▶ WHAT YOU SHOULD DO: All of the data that follows should be retyped exactly, please, except the pictures.

▶ DATASET SECTION:

▬▬▬▬▬▬▬▬▬▬

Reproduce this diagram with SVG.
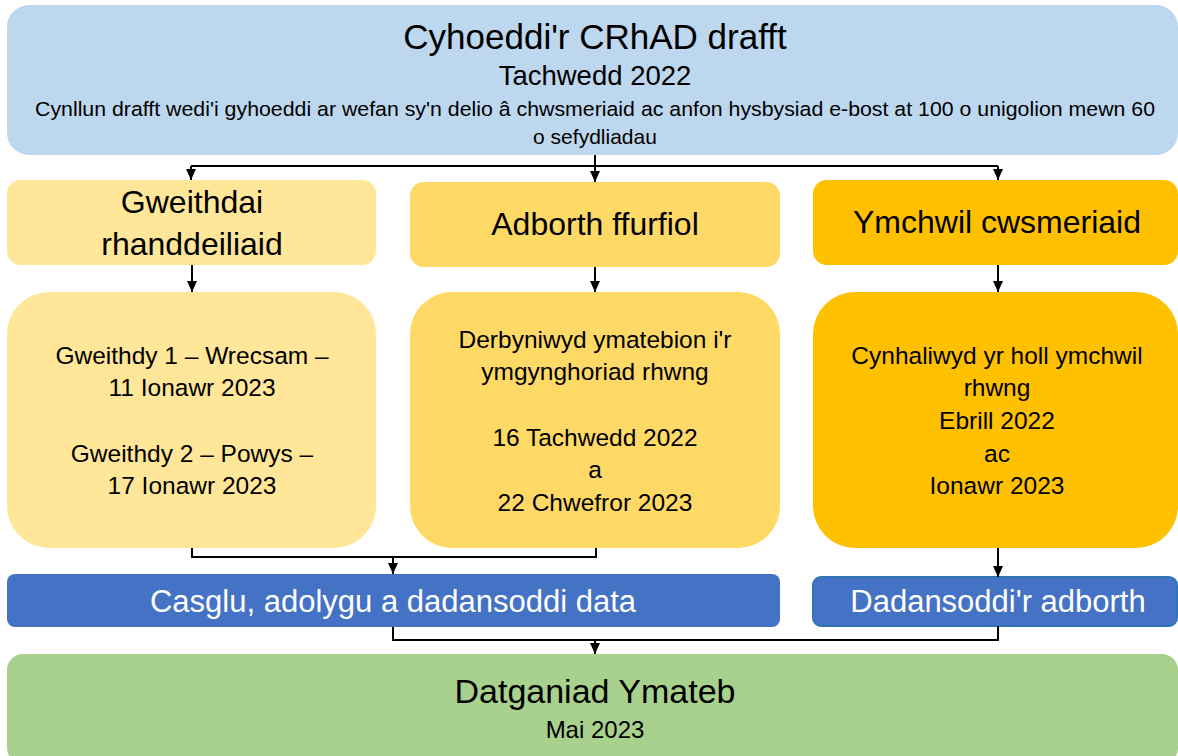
<svg xmlns="http://www.w3.org/2000/svg" width="1178" height="756" viewBox="0 0 1178 756">
<defs>
<marker id="arr" markerUnits="userSpaceOnUse" markerWidth="11" markerHeight="12" refX="11" refY="5" orient="auto">
<path d="M0,0 L11,5 L0,10 z" fill="#000"/>
</marker>
<style>
text{font-family:"Liberation Sans",Arial,sans-serif;text-anchor:middle;fill:#000}
.w{fill:#fff}
.c{fill:none;stroke:#000;stroke-width:2}
.a{marker-end:url(#arr)}
</style>
</defs>
<rect width="1178" height="756" fill="#fff"/>
<g id="n-top">
<rect x="7" y="5" width="1171" height="150" rx="22" fill="#BDD7EE"/>
<text x="595" y="49" font-size="35">Cyhoeddi'r CRhAD drafft</text>
<text x="595" y="85" font-size="27.5">Tachwedd 2022</text>
<text x="595" y="116" font-size="20.5" textLength="1120" lengthAdjust="spacingAndGlyphs">Cynllun drafft wedi'i gyhoeddi ar wefan sy'n delio â chwsmeriaid ac anfon hysbysiad e-bost at 100 o unigolion mewn 60</text>
<text x="595" y="144" font-size="21">o sefydliadau</text>
</g>
<g id="n-gweithdai">
<rect x="7" y="180" width="369" height="85" rx="14" fill="#FFE699"/>
<text x="192" y="213" font-size="32">Gweithdai</text>
<text x="192" y="255" font-size="32">rhanddeiliaid</text>
</g>
<g id="n-adborth">
<rect x="410" y="182" width="370" height="85" rx="14" fill="#FFD966"/>
<text x="595" y="235" font-size="32">Adborth ffurfiol</text>
</g>
<g id="n-ymchwil">
<rect x="813" y="180" width="365" height="85" rx="14" fill="#FFC000"/>
<text x="997" y="233" font-size="32">Ymchwil cwsmeriaid</text>
</g>
<g id="n-gweithdy">
<rect x="7" y="292" width="369" height="256" rx="42" fill="#FFE699"/>
<text x="192" y="364" font-size="24.5">Gweithdy 1 – Wrecsam –</text>
<text x="192" y="396" font-size="24.5">11 Ionawr 2023</text>
<text x="192" y="462" font-size="24.5">Gweithdy 2 – Powys –</text>
<text x="192" y="494" font-size="24.5">17 Ionawr 2023</text>
</g>
<g id="n-derbyniwyd">
<rect x="410" y="292" width="370" height="256" rx="42" fill="#FFD966"/>
<text x="595" y="348" font-size="24.5">Derbyniwyd ymatebion i'r</text>
<text x="595" y="380" font-size="24.5">ymgynghoriad rhwng</text>
<text x="595" y="446" font-size="24.5">16 Tachwedd 2022</text>
<text x="595" y="478" font-size="24.5">a</text>
<text x="595" y="511" font-size="24.5">22 Chwefror 2023</text>
</g>
<g id="n-cynhaliwyd">
<rect x="813" y="292" width="365" height="256" rx="42" fill="#FFC000"/>
<text x="997" y="364" font-size="24.5">Cynhaliwyd yr holl ymchwil</text>
<text x="997" y="396" font-size="24.5">rhwng</text>
<text x="997" y="429" font-size="24.5">Ebrill 2022</text>
<text x="997" y="462" font-size="24.5">ac</text>
<text x="997" y="494" font-size="24.5">Ionawr 2023</text>
</g>
<g id="n-casglu">
<rect x="7" y="574" width="773" height="53" rx="8" fill="#4472C4"/>
<text class="w" x="393" y="612" font-size="31">Casglu, adolygu a dadansoddi data</text>
</g>
<g id="n-dadansoddi">
<rect x="813" y="577" width="364" height="49" rx="8" fill="#4472C4" stroke="#2E75B6" stroke-width="2"/>
<text class="w" x="998" y="612" font-size="31">Dadansoddi'r adborth</text>
</g>
<g id="n-datganiad">
<rect x="7" y="654" width="1171" height="110" rx="16" fill="#A9D18E"/>
<text x="595" y="703" font-size="34">Datganiad Ymateb</text>
<text x="595" y="738" font-size="24">Mai 2023</text>
</g>
<g id="connectors">
<path class="c" d="M595,155 V166 M191,166 H998"/>
<path class="c a" d="M191,166 V180"/>
<path class="c a" d="M595,166 V182"/>
<path class="c a" d="M998,166 V180"/>
<path class="c a" d="M192,265 V292"/>
<path class="c a" d="M595,267 V292"/>
<path class="c a" d="M998,265 V292"/>
<path class="c" d="M192,548 V557 H596 V548"/>
<path class="c a" d="M393,557 V574"/>
<path class="c a" d="M998,548 V577"/>
<path class="c" d="M393,627 V640 H998 V626"/>
<path class="c a" d="M595,640 V654"/>
</g>
</svg>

▬▬▬▬▬▬▬▬▬▬

▶ TASK RESPONSE:
Reproduce this diagram with SVG.
<svg xmlns="http://www.w3.org/2000/svg" width="1178" height="756" viewBox="0 0 1178 756">
<defs>
<marker id="arr" markerUnits="userSpaceOnUse" markerWidth="11" markerHeight="12" refX="11" refY="5" orient="auto">
<path d="M0,0 L11,5 L0,10 z" fill="#000"/>
</marker>
<style>
text{font-family:"Liberation Sans",Arial,sans-serif;text-anchor:middle;fill:#000}
.w{fill:#fff}
.c{fill:none;stroke:#000;stroke-width:2}
.a{marker-end:url(#arr)}
</style>
</defs>
<rect width="1178" height="756" fill="#fff"/>
<g id="n-top">
<rect x="7" y="5" width="1171" height="150" rx="22" fill="#BDD7EE"/>
<text x="595" y="49" font-size="35">Cyhoeddi'r CRhAD drafft</text>
<text x="595" y="85" font-size="27.5">Tachwedd 2022</text>
<text x="595" y="116" font-size="20.5" textLength="1120" lengthAdjust="spacingAndGlyphs">Cynllun drafft wedi'i gyhoeddi ar wefan sy'n delio â chwsmeriaid ac anfon hysbysiad e-bost at 100 o unigolion mewn 60</text>
<text x="595" y="144" font-size="21">o sefydliadau</text>
</g>
<g id="n-gweithdai">
<rect x="7" y="180" width="369" height="85" rx="14" fill="#FFE699"/>
<text x="192" y="213" font-size="32">Gweithdai</text>
<text x="192" y="255" font-size="32">rhanddeiliaid</text>
</g>
<g id="n-adborth">
<rect x="410" y="182" width="370" height="85" rx="14" fill="#FFD966"/>
<text x="595" y="235" font-size="32">Adborth ffurfiol</text>
</g>
<g id="n-ymchwil">
<rect x="813" y="180" width="365" height="85" rx="14" fill="#FFC000"/>
<text x="997" y="233" font-size="32">Ymchwil cwsmeriaid</text>
</g>
<g id="n-gweithdy">
<rect x="7" y="292" width="369" height="256" rx="42" fill="#FFE699"/>
<text x="192" y="364" font-size="24.5">Gweithdy 1 – Wrecsam –</text>
<text x="192" y="396" font-size="24.5">11 Ionawr 2023</text>
<text x="192" y="462" font-size="24.5">Gweithdy 2 – Powys –</text>
<text x="192" y="494" font-size="24.5">17 Ionawr 2023</text>
</g>
<g id="n-derbyniwyd">
<rect x="410" y="292" width="370" height="256" rx="42" fill="#FFD966"/>
<text x="595" y="348" font-size="24.5">Derbyniwyd ymatebion i'r</text>
<text x="595" y="380" font-size="24.5">ymgynghoriad rhwng</text>
<text x="595" y="446" font-size="24.5">16 Tachwedd 2022</text>
<text x="595" y="478" font-size="24.5">a</text>
<text x="595" y="511" font-size="24.5">22 Chwefror 2023</text>
</g>
<g id="n-cynhaliwyd">
<rect x="813" y="292" width="365" height="256" rx="42" fill="#FFC000"/>
<text x="997" y="364" font-size="24.5">Cynhaliwyd yr holl ymchwil</text>
<text x="997" y="396" font-size="24.5">rhwng</text>
<text x="997" y="429" font-size="24.5">Ebrill 2022</text>
<text x="997" y="462" font-size="24.5">ac</text>
<text x="997" y="494" font-size="24.5">Ionawr 2023</text>
</g>
<g id="n-casglu">
<rect x="7" y="574" width="773" height="53" rx="8" fill="#4472C4"/>
<text class="w" x="393" y="612" font-size="31">Casglu, adolygu a dadansoddi data</text>
</g>
<g id="n-dadansoddi">
<rect x="813" y="577" width="364" height="49" rx="8" fill="#4472C4" stroke="#2E75B6" stroke-width="2"/>
<text class="w" x="998" y="612" font-size="31">Dadansoddi'r adborth</text>
</g>
<g id="n-datganiad">
<rect x="7" y="654" width="1171" height="110" rx="16" fill="#A9D18E"/>
<text x="595" y="703" font-size="34">Datganiad Ymateb</text>
<text x="595" y="738" font-size="24">Mai 2023</text>
</g>
<g id="connectors">
<path class="c" d="M595,155 V166 M191,166 H998"/>
<path class="c a" d="M191,166 V180"/>
<path class="c a" d="M595,166 V182"/>
<path class="c a" d="M998,166 V180"/>
<path class="c a" d="M192,265 V292"/>
<path class="c a" d="M595,267 V292"/>
<path class="c a" d="M998,265 V292"/>
<path class="c" d="M192,548 V557 H596 V548"/>
<path class="c a" d="M393,557 V574"/>
<path class="c a" d="M998,548 V577"/>
<path class="c" d="M393,627 V640 H998 V626"/>
<path class="c a" d="M595,640 V654"/>
</g>
</svg>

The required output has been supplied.